D’Angelo’s Career Resurrected By Instant R&B Classic ‘Black Messiah’

5 stars

After two critically acclaimed albums, 14 years of silence, and ongoing rumors of an upcoming R&B masterpiece, there was a lot of hype revolving around the return of D’Angelo. Despite the anticipation, D’Angelo still managed to catch the public off-guard with the surprise release of Black Messiah in early December, just before the rumored 2015 release date.

Now, after years of teasing and delaying, Black Messiah has come to fruition at the perfect moment when it was most needed. As it turned out, D’Angelo chose to rush the completion of the album in the wake of the recent protests surrounding grand jury decisions in Ferguson and Staten Island, in which police officers were not indicted for the deaths of unarmed black males Michael Brown and Eric Garner. And indeed, while Black Messiah, an album as hugely important as its name suggests, has more than lived up to its anticipation, its inherent greatness is only amplified by its context.“It’s about people rising up in Ferguson and in Egypt and in Occupy Wall Street and in every place where a community has enough and decides to make change happen,” D’Angelo says in the liner notes. “Black Messiah is not one man. It’s a feeling that, collectively, we are all that leader.”

Black Messiah has two levels of sound space. The first is the messy collective: the raw mixture of muddy sound best exemplified in the first few seconds of the opening track “Ain’t That Easy,” or the entirety of “1000 Deaths.” The former features sludgy guitar and haunting vocal harmonies that border on dissonance without truly achieving it. It’s both off-putting and alluring. The latter rests uncomfortably on violent, distorted pulses.
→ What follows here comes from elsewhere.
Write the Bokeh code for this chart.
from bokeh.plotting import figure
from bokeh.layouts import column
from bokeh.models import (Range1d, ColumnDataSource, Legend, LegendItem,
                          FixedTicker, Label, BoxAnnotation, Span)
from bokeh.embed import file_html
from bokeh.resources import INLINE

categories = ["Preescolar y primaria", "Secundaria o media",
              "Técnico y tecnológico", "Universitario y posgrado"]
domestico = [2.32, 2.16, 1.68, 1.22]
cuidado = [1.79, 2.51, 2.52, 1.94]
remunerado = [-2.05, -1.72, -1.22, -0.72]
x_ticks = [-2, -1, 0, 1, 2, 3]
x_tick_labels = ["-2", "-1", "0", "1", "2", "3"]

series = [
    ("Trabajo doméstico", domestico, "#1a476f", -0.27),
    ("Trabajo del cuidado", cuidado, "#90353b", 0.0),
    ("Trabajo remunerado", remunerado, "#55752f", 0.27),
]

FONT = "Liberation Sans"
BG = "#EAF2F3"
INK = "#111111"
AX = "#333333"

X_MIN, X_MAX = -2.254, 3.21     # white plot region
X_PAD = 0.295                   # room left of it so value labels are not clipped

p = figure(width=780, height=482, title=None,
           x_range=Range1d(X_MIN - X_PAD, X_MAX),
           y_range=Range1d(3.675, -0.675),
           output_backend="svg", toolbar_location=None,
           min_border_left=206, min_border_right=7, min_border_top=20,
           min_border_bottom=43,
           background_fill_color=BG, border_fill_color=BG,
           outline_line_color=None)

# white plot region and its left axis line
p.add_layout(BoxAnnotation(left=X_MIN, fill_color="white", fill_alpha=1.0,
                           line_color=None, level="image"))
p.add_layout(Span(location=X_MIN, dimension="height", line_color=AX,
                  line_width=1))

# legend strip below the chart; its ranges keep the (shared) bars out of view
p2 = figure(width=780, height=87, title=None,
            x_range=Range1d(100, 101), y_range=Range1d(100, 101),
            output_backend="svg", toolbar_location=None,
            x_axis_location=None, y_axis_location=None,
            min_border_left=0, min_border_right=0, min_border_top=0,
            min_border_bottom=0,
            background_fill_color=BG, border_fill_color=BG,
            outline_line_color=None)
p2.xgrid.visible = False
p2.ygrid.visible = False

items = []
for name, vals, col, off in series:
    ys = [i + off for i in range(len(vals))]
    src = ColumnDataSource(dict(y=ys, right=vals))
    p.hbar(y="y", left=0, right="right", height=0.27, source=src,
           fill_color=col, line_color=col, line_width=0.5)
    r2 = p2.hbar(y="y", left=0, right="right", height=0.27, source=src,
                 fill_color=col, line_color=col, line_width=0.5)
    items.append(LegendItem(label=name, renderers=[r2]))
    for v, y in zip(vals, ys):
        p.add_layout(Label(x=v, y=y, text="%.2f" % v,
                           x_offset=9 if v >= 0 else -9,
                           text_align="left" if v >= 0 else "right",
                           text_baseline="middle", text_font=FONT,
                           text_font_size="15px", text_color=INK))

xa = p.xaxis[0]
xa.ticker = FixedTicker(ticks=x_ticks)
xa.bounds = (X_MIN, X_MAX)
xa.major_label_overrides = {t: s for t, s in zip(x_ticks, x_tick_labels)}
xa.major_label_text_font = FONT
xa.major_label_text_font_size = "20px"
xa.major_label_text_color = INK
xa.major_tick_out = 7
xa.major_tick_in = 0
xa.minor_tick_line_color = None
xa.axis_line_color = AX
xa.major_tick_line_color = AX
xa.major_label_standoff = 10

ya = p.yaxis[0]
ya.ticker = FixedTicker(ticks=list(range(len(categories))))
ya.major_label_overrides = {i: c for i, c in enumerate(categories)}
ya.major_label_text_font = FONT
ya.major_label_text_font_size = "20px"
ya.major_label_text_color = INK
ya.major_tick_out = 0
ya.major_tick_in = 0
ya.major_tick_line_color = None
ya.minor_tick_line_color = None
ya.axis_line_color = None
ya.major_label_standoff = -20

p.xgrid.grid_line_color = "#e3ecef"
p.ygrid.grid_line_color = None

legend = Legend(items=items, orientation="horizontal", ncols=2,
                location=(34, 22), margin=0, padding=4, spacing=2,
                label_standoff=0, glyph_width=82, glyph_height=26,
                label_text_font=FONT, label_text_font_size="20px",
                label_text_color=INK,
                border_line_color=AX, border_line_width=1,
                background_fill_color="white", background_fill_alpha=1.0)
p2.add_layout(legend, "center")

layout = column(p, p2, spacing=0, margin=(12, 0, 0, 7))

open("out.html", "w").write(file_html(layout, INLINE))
D’Angelo’s voice is filtered so heavily that the lyrics are indiscernible. It’s a daring wall of sound that doesn’t make much sense right away, but authoritatively demands your attention.

The second level is the mastery of the album. It’s the subtlety buried underneath the messiness, the sudden bursts of musical genius, complexity, and smoothness that make that wall of sound so mysteriously compelling. Everything amazing about Black Messiah exists below the surface, requiring deeper engagement. The quick instances of brass in “Sugah Daddy,” the smooth guitar of “Really Love,” or the rhythmically staggered drums on “Prayer” are all strokes of brilliance. The jazzy ending of “Betray My Heart,” created through subtle, sophisticated guitar riffs and fervent bass playing, might be the album’s smoothest moment. The finesse of Black Messiah is in these small, hidden elements, which come together to create a raw, beautiful mess, filled with emotion and sensuality.
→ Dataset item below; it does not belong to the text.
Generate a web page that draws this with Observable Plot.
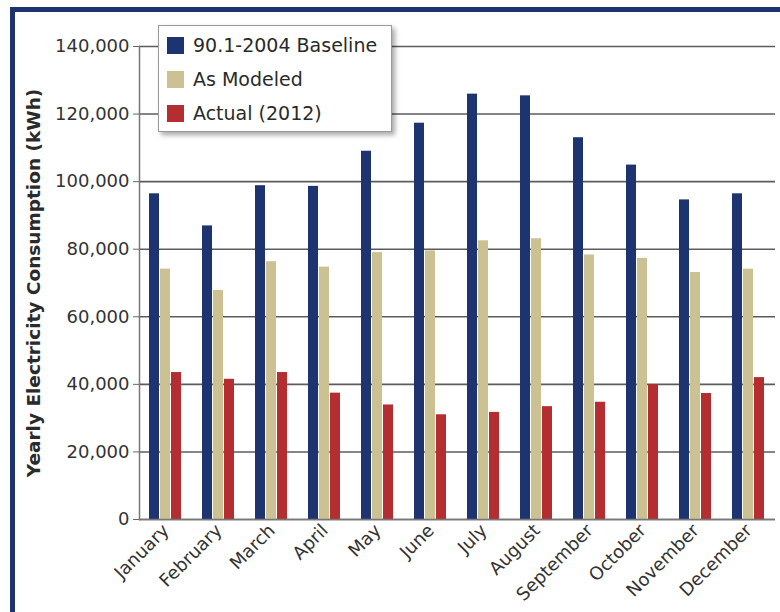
<!DOCTYPE html>
<html>
<head>
<meta charset="utf-8">
<script src="https://cdn.jsdelivr.net/npm/d3@7"></script>
<script src="https://cdn.jsdelivr.net/npm/@observablehq/plot@0.6"></script>
<style>
  body { margin: 0; background: #fff; }
  #wrap { position: relative; width: 780px; height: 612px; overflow: hidden; font-family: "DejaVu Sans", sans-serif; background: #fff; }
  #chart { position: absolute; left: 0; top: 0; }
  #frame { position: absolute; left: 10px; top: 7px; width: 800px; height: 605px; border-left: 5px solid #1d3470; border-top: 5px solid #1d3470; box-sizing: border-box; pointer-events: none; }
  #ylabel { position: absolute; left: 33px; top: 283px; transform: translate(-50%, -50%) rotate(-90deg); white-space: nowrap; font-weight: bold; font-size: 18.5px; color: #2a2a2a; }
  #legend { position: absolute; left: 158px; top: 25px; width: 234px; height: 107px; box-sizing: border-box; background: #fff; border: 1px solid #9a9a9a; box-shadow: 3px 3px 5px rgba(0,0,0,0.35); }
  .item { position: absolute; left: 8px; height: 20px; display: flex; align-items: center; font-size: 19px; color: #2a2a2a; white-space: nowrap; }
  .sw { width: 17px; height: 17px; margin-right: 9px; flex: none; }
</style>
</head>
<body>
<div id="wrap">
  <div id="chart"></div>
  <div id="frame"></div>
  <div id="ylabel"></div>
  <div id="legend"></div>
</div>
<script>
const months = ["January","February","March","April","May","June","July","August","September","October","November","December"];
const seriesNames = ["90.1-2004 Baseline", "As Modeled", "Actual (2012)"];
const seriesColors = ["#1d3470", "#cbc193", "#b42d30"];
const baseline = [96400, 86900, 98800, 98600, 109000, 117300, 125900, 125400, 113000, 104900, 94600, 96400];
const modeled  = [74100, 67800, 76300, 74700, 79000, 79500, 82500, 83100, 78300, 77300, 73100, 74100];
const actual   = [43500, 41500, 43500, 37400, 33900, 31000, 31700, 33400, 34700, 39900, 37300, 42000];
const yTicks = [0, 20000, 40000, 60000, 80000, 100000, 120000, 140000];
const yLabel = "Yearly Electricity Consumption (kWh)";

const seriesValues = [baseline, modeled, actual];
const data = [];
months.forEach((m, i) => {
  seriesNames.forEach((s, j) => data.push({month: m, series: s, value: seriesValues[j][i]}));
});

const chart = Plot.plot({
  width: 780,
  height: 612,
  marginLeft: 136,
  marginRight: 2,
  marginTop: 46,
  marginBottom: 93,
  style: { fontFamily: "DejaVu Sans, sans-serif", background: "transparent", overflow: "visible" },
  fx: { domain: months, padding: 0, label: null },
  x: { domain: seriesNames, paddingInner: 0.08, paddingOuter: 0.77, axis: null },
  y: { domain: [0, 140000] },
  color: { domain: seriesNames, range: seriesColors },
  marks: [
    Plot.gridY(yTicks, { stroke: "#5c5c5c", strokeOpacity: 1, strokeWidth: 1.6 }),
    Plot.barY(data, { fx: "month", x: "series", y: "value", fill: "series" }),
    Plot.ruleY([0], { stroke: "#777", strokeWidth: 1.5 }),
    Plot.frame({ anchor: "left", facetAnchor: "left", stroke: "#777", strokeWidth: 1.5 }),
    Plot.axisY(yTicks, { tickFormat: d3.format(","), tickSize: 6, tickPadding: 4, fontSize: 18, color: "#333", stroke: "#666", label: null }),
    Plot.axisFx({ anchor: "bottom", tickRotate: -45, tickSize: 0, tickPadding: 8, fontSize: 18, color: "#333", label: null })
  ]
});
document.getElementById("chart").appendChild(chart);
document.getElementById("ylabel").textContent = yLabel;

const legend = document.getElementById("legend");
seriesNames.forEach((s, j) => {
  const it = document.createElement("div");
  it.className = "item";
  it.style.top = (9 + j * 34) + "px";
  const sw = document.createElement("span");
  sw.className = "sw";
  sw.style.background = seriesColors[j];
  const tx = document.createElement("span");
  tx.textContent = s;
  it.appendChild(sw);
  it.appendChild(tx);
  legend.appendChild(it);
});
</script>
</body>
</html>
Many critics have already drawn comparisons to Sly and the Family Stone’s There’s a Riot Goin’ On, or Miles Davis’ On The Corner. Indeed, Black Messiah combines many elements, including jazz, R&B, urban, hip-hop, and funk, as well as the soulfulness of Sly and the hectic nature of On The Corner. But D’Angelo’s also not afraid to take away the crispness of those elements, to make it sound dirty, even filthy.And like There’s a Riot Goin’ On, Black Messiah gets political. “All we wanted was a chance to talk / ‘Stead we only got outlined in chalk,” D’Angelo sings in “The Charade.” “Question ain’t do we have resources to rebuild / Do we have the will?” he asks in “Till it’s Done (Tutu).” With the urgency of the surprise Ferguson-response release, these lyrics take on an incredibly weighty meaning. Interestingly, they are often indistinguishable, lost in filters, harmonies, conflicting sounds, and odd rhythmic patterns. Like every other great element of the album, they require digging.

However, it’s not the politicization of the lyrics that makes Black Messiah so valuable—sex and love, for instance, are other major themes. Rather, it takes on a quality common to all great music and to every major social issue: it may seem confusing and messy on the surface, but if you dismiss it for that reason, you may just miss something important.